Task directions:
In the entries below, which lines run from the one containing "Write the D3.js code for this chart." to the one containing "const groups = [group1, group2, group3, group4];"? Copy exactly those lines, ends included, and no others.

### Extracted material

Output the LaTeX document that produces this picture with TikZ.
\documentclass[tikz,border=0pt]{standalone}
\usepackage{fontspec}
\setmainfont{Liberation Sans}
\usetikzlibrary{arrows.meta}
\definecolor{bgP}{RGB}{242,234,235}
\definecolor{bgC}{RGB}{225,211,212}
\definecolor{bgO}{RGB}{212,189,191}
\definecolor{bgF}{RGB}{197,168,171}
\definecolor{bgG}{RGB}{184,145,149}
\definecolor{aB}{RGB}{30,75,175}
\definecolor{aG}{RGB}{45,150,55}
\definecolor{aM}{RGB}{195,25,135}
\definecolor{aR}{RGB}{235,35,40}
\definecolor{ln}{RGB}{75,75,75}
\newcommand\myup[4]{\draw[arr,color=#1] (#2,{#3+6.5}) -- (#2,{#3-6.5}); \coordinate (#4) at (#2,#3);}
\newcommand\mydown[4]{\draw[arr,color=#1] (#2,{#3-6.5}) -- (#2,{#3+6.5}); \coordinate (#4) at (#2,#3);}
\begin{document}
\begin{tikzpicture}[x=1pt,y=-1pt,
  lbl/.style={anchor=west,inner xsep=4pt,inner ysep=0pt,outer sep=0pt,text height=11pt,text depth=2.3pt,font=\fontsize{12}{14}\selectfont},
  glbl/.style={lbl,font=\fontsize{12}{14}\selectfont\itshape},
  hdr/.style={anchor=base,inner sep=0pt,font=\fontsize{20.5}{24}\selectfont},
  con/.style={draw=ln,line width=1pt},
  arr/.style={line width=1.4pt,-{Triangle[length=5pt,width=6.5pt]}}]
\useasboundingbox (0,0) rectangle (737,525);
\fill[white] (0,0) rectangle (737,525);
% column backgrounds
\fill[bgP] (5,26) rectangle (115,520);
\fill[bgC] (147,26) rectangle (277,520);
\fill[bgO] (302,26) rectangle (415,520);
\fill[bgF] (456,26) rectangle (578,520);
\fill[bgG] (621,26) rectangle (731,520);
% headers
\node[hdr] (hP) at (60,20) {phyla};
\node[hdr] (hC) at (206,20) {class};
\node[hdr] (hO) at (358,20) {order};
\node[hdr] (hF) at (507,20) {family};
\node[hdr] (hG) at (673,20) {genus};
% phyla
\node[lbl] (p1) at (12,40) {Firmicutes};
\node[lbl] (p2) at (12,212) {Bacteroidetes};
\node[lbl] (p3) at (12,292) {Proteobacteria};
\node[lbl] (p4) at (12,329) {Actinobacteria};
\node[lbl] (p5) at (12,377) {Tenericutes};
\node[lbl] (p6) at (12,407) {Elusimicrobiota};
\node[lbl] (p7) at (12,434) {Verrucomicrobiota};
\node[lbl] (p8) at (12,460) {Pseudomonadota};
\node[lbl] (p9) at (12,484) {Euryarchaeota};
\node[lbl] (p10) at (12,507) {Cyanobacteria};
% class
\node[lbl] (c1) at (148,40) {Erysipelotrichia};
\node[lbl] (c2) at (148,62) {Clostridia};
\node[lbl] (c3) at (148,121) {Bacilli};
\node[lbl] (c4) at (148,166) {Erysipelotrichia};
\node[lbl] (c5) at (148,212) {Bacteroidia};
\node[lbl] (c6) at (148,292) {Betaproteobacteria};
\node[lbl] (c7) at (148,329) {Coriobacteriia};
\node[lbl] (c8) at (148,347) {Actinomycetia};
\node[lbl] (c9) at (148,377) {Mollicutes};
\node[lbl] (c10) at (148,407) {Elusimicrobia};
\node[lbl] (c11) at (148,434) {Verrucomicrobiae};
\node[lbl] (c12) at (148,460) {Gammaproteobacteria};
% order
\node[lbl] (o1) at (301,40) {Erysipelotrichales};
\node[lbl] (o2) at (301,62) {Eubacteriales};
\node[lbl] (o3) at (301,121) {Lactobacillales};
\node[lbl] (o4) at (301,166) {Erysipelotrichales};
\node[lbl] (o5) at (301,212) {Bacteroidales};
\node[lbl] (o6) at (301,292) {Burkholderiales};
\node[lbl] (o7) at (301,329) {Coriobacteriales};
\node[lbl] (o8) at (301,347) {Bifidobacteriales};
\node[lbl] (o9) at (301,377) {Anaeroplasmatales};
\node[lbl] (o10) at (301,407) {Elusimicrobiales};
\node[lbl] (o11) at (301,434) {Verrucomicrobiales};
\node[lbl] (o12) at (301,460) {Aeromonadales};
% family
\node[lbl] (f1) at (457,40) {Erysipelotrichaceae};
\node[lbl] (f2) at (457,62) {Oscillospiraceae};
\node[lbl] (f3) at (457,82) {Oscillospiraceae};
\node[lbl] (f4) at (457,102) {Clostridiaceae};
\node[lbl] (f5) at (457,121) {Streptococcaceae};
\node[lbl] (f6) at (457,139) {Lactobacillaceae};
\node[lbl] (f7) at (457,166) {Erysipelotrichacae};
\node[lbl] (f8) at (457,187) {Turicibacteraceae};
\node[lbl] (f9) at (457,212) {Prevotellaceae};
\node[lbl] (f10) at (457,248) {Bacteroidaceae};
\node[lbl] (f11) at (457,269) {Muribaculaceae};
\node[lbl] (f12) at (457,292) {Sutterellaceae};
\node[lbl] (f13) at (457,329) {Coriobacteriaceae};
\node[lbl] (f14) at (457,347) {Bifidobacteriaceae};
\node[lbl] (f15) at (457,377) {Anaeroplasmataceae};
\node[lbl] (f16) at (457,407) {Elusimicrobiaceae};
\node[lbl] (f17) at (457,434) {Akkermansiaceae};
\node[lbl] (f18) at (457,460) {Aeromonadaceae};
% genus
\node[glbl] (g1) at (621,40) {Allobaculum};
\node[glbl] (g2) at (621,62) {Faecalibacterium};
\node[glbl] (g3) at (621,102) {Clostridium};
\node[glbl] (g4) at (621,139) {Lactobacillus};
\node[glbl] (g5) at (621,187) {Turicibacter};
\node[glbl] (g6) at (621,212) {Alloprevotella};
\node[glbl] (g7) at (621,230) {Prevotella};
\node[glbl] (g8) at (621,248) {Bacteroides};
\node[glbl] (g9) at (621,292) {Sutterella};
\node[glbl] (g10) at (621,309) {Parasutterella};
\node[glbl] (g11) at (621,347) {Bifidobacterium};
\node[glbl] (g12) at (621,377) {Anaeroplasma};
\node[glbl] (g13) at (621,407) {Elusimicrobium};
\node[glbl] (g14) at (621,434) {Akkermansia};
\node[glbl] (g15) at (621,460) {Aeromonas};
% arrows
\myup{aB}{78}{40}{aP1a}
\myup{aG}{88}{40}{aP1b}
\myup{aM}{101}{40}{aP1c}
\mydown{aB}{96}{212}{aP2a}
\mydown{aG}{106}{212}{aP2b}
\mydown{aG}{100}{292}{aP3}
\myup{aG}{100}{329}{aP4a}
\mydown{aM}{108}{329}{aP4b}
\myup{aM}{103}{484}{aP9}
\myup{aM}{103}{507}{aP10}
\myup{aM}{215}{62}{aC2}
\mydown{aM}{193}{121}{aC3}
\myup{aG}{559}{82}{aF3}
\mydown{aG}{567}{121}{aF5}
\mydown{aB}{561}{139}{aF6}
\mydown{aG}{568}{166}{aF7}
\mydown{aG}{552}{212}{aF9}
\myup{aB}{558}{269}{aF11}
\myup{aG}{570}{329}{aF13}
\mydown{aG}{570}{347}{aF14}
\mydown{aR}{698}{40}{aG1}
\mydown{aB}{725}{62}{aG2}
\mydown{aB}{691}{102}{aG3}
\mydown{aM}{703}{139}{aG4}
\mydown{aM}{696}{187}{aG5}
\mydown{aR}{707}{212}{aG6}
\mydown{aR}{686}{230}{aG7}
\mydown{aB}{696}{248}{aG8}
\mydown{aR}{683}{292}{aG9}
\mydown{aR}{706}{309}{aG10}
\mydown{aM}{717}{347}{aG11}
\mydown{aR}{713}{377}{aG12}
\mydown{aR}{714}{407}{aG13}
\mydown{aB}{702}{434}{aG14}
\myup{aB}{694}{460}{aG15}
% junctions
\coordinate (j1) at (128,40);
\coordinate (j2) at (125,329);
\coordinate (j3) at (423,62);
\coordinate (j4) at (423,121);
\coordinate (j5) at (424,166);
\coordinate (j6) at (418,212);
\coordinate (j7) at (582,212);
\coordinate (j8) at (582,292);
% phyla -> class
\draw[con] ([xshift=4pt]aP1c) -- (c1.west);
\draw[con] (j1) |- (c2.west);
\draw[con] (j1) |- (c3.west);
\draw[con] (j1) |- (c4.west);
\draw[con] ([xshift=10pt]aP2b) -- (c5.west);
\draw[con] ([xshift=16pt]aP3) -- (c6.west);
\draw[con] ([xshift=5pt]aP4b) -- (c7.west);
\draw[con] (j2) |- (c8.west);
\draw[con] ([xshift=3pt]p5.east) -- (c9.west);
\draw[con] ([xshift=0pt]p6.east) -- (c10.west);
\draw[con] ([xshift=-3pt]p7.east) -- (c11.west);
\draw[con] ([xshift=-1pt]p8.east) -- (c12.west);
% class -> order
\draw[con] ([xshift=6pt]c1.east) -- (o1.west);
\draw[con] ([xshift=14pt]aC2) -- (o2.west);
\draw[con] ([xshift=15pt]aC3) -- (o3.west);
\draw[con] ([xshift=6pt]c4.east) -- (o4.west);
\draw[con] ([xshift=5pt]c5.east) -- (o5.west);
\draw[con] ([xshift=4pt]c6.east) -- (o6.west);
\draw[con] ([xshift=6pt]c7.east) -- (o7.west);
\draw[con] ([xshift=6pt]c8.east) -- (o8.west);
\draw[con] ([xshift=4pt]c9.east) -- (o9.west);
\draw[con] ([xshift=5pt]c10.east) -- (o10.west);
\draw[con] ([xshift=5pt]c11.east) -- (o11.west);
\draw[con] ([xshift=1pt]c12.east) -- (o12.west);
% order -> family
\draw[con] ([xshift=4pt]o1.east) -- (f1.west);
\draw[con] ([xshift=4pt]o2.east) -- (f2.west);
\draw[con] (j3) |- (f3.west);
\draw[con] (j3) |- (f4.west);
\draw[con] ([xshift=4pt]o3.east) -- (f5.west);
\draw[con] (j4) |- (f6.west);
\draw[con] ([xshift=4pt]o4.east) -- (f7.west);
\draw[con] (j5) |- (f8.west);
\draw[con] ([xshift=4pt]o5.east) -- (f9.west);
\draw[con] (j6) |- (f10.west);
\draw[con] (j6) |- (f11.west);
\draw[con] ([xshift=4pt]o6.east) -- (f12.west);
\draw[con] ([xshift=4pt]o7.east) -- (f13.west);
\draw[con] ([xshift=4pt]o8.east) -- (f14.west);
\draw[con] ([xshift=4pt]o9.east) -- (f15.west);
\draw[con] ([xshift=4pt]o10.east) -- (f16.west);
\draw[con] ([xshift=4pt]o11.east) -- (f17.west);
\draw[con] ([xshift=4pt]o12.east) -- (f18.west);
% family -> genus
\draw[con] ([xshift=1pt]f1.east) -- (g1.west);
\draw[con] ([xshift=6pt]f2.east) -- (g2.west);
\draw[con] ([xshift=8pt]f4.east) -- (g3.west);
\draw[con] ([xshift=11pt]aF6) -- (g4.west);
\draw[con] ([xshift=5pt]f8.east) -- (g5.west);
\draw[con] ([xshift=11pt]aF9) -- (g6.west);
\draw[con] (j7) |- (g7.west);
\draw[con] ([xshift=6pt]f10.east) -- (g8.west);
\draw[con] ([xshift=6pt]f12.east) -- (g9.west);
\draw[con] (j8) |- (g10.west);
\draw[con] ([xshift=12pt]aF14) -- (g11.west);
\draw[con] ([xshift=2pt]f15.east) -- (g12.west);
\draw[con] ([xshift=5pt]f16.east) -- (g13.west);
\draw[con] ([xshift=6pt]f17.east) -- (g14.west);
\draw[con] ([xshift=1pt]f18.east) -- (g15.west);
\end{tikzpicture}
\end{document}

######
### Extracted material

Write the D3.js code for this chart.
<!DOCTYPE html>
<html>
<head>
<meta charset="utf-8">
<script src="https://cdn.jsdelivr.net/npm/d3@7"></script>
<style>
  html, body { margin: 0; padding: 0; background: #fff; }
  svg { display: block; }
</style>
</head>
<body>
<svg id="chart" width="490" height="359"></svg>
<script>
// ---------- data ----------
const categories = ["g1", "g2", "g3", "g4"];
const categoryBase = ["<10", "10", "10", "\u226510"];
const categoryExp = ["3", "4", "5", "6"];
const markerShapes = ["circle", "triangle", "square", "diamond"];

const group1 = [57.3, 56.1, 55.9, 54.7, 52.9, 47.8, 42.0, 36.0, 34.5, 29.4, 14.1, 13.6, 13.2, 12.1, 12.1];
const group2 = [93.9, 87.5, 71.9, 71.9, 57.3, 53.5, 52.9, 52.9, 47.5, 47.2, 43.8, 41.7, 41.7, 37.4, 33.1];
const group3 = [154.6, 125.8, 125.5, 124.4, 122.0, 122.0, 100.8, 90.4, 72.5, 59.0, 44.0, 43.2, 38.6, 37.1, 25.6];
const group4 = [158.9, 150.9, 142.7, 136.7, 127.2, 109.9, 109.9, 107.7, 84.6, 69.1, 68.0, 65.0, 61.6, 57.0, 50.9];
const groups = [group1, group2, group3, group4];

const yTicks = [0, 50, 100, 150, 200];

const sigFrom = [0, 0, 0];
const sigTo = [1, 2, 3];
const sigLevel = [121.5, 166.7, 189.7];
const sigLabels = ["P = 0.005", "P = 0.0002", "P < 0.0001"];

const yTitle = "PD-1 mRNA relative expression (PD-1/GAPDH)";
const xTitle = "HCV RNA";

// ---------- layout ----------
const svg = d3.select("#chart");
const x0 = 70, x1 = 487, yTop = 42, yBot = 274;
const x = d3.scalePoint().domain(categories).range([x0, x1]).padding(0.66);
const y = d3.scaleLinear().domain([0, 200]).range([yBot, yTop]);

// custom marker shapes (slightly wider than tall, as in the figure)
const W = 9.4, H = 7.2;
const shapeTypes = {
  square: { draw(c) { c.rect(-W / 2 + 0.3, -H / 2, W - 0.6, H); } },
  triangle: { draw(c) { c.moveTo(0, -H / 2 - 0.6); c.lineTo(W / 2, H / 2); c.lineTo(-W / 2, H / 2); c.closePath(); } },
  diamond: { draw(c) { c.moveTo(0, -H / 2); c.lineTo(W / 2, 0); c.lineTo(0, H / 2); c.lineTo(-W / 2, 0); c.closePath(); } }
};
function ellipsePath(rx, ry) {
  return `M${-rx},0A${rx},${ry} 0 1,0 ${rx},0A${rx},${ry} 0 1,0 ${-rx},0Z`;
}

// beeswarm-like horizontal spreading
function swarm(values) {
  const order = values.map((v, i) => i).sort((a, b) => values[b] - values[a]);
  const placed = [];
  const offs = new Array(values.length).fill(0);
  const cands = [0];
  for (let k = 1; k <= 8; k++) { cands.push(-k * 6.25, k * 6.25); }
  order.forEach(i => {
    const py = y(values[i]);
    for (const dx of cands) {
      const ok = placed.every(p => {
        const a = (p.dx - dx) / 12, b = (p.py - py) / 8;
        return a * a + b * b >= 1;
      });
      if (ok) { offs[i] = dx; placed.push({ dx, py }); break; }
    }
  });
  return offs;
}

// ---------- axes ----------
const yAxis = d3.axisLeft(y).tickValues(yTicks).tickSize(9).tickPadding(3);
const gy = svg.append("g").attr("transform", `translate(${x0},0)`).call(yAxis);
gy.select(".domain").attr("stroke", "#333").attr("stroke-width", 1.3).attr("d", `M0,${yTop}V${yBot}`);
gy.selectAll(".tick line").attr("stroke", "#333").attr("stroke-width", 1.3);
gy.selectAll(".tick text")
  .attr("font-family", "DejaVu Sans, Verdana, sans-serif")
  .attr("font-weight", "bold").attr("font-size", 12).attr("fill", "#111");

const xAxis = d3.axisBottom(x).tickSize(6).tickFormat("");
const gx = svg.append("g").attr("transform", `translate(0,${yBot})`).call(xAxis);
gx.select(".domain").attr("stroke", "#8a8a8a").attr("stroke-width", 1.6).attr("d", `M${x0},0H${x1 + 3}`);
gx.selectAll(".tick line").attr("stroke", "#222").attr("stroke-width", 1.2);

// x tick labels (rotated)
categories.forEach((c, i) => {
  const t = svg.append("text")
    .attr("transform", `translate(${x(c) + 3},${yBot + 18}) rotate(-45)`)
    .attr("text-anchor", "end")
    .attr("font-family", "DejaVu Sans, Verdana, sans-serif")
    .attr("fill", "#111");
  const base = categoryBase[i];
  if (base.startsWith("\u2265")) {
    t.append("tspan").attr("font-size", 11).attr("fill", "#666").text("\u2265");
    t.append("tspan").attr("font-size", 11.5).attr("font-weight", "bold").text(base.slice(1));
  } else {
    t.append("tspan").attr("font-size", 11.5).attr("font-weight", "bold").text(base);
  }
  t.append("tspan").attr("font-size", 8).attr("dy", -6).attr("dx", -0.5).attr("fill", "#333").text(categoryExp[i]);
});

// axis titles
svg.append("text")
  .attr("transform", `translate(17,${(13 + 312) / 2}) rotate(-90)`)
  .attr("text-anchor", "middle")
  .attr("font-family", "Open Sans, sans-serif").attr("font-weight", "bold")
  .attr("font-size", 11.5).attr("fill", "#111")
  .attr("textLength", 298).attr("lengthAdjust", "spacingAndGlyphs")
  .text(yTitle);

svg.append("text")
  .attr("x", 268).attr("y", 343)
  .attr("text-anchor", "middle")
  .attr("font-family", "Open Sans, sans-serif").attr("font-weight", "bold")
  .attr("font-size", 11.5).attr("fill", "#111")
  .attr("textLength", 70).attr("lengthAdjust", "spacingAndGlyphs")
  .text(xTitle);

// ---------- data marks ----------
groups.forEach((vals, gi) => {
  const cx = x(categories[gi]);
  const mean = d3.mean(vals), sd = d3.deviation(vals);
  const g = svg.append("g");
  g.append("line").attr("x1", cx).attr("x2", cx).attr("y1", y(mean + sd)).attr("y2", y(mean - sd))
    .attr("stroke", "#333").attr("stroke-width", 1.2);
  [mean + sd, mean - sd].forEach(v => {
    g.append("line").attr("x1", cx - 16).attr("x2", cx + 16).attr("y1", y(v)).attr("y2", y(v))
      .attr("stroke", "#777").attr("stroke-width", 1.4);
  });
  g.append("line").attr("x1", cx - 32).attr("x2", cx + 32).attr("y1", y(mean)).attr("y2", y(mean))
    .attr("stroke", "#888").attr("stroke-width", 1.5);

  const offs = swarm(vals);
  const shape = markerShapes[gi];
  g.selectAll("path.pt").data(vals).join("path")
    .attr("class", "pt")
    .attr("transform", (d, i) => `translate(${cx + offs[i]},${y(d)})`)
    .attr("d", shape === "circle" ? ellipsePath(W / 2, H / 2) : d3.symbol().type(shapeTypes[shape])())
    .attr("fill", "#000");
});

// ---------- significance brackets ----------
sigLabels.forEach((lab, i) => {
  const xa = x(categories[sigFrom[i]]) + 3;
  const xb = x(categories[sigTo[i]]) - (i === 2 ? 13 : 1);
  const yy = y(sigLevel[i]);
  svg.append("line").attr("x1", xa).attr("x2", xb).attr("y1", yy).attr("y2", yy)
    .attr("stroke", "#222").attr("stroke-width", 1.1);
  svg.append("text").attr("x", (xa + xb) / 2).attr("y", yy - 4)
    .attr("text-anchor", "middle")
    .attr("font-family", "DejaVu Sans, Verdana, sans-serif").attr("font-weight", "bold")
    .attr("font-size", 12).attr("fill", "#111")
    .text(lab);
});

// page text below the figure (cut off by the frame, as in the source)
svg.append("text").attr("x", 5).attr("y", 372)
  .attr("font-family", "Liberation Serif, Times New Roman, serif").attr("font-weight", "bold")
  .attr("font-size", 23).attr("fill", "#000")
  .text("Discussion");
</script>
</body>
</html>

######

Response to the exercise:
Write the D3.js code for this chart.
<!DOCTYPE html>
<html>
<head>
<meta charset="utf-8">
<script src="https://cdn.jsdelivr.net/npm/d3@7"></script>
<style>
  html, body { margin: 0; padding: 0; background: #fff; }
  svg { display: block; }
</style>
</head>
<body>
<svg id="chart" width="490" height="359"></svg>
<script>
// ---------- data ----------
const categories = ["g1", "g2", "g3", "g4"];
const categoryBase = ["<10", "10", "10", "\u226510"];
const categoryExp = ["3", "4", "5", "6"];
const markerShapes = ["circle", "triangle", "square", "diamond"];

const group1 = [57.3, 56.1, 55.9, 54.7, 52.9, 47.8, 42.0, 36.0, 34.5, 29.4, 14.1, 13.6, 13.2, 12.1, 12.1];
const group2 = [93.9, 87.5, 71.9, 71.9, 57.3, 53.5, 52.9, 52.9, 47.5, 47.2, 43.8, 41.7, 41.7, 37.4, 33.1];
const group3 = [154.6, 125.8, 125.5, 124.4, 122.0, 122.0, 100.8, 90.4, 72.5, 59.0, 44.0, 43.2, 38.6, 37.1, 25.6];
const group4 = [158.9, 150.9, 142.7, 136.7, 127.2, 109.9, 109.9, 107.7, 84.6, 69.1, 68.0, 65.0, 61.6, 57.0, 50.9];
const groups = [group1, group2, group3, group4];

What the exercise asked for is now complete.